Council on Business & Society
- Abbreviation: CoBS
- Formation: 2012
- Type: NGO
- Location: Global;
- Members: ESSEC Business School FGV-EAESP School of Management Fudan University IE Business School Keio Business School Trinity Business School Warwick Business School
- Official language: English
- Website: www.council-business-society.org

= Council on Business & Society =

The Council on Business & Society (CoBS) is a global alliance open to schools of business and management with a mission to educate tomorrow's responsible leaders and promote sustainable business practices among professionals. It convenes international forums focusing on topics at the crossroads of business and society and the common good that bring together leading academics, students, policy makers, NGOs, international organisations and business leaders. Previous forums have covered the topics of Leadership and Governance, Health and Healthcare, and New Energies. The CoBS also runs a yearly student CSR article writing competition, fosters inter-school faculty exchange and CSR-specific research projects. Other activities and initiatives can be found on the website.

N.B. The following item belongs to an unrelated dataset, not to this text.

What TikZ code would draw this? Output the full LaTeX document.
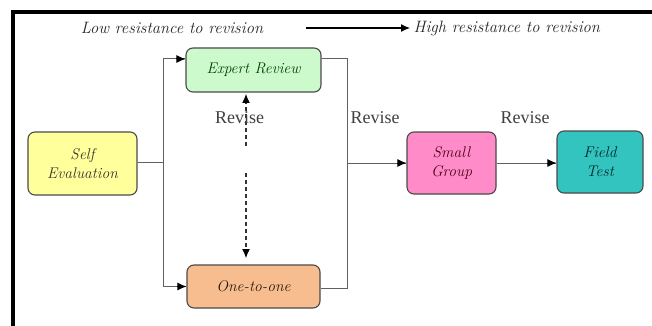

The Council disseminates the CSR and sustainability-centred research of the faculty from its member schools through the following:

- Bi-weekly vulgarised research articles via the Community Blog
- A quarterly issue of Global Voice magazine
- booklets on specialised CSR-related themes via CoBS Publishing
- Condensed research capsules ("Research Pods") with practical insights for practitioners, a series of online Masterclasses, and the Routledge-CoBS Focus on Responsible Business book series.

== Member Schools ==
The Council on Business & Society currently has eleven member schools:
- ESSEC Business School - France (Cergy and Paris-La Défense campuses), Asia-Pacific (Singapore campus) and Africa (Rabat campus);
- FGV-EAESP in Brazil (São Paulo);
- School of Management Fudan University, China (Shanghai);
- IE Business School, Spain (Madrid);
- Keio Business School, Japan (Tokyo);
- Monash Business School, Australia (Melbourne);
- Olin Business School, USA (St. Louis);
- Smith School of Business, Canada (Kingston);
- Stellenbosch Business School, South Africa (Cape Town);
- Trinity College Dublin Business School, Ireland (Dublin);
- and Warwick Business School, UK (Coventry and London).

Together, the schools of the Council on Business & Society are 11 leading international business schools located on 5 continents and in 15 countries, with 21 campuses, 1,777 permanent faculty members, 48,363 students and 482,000 alumni.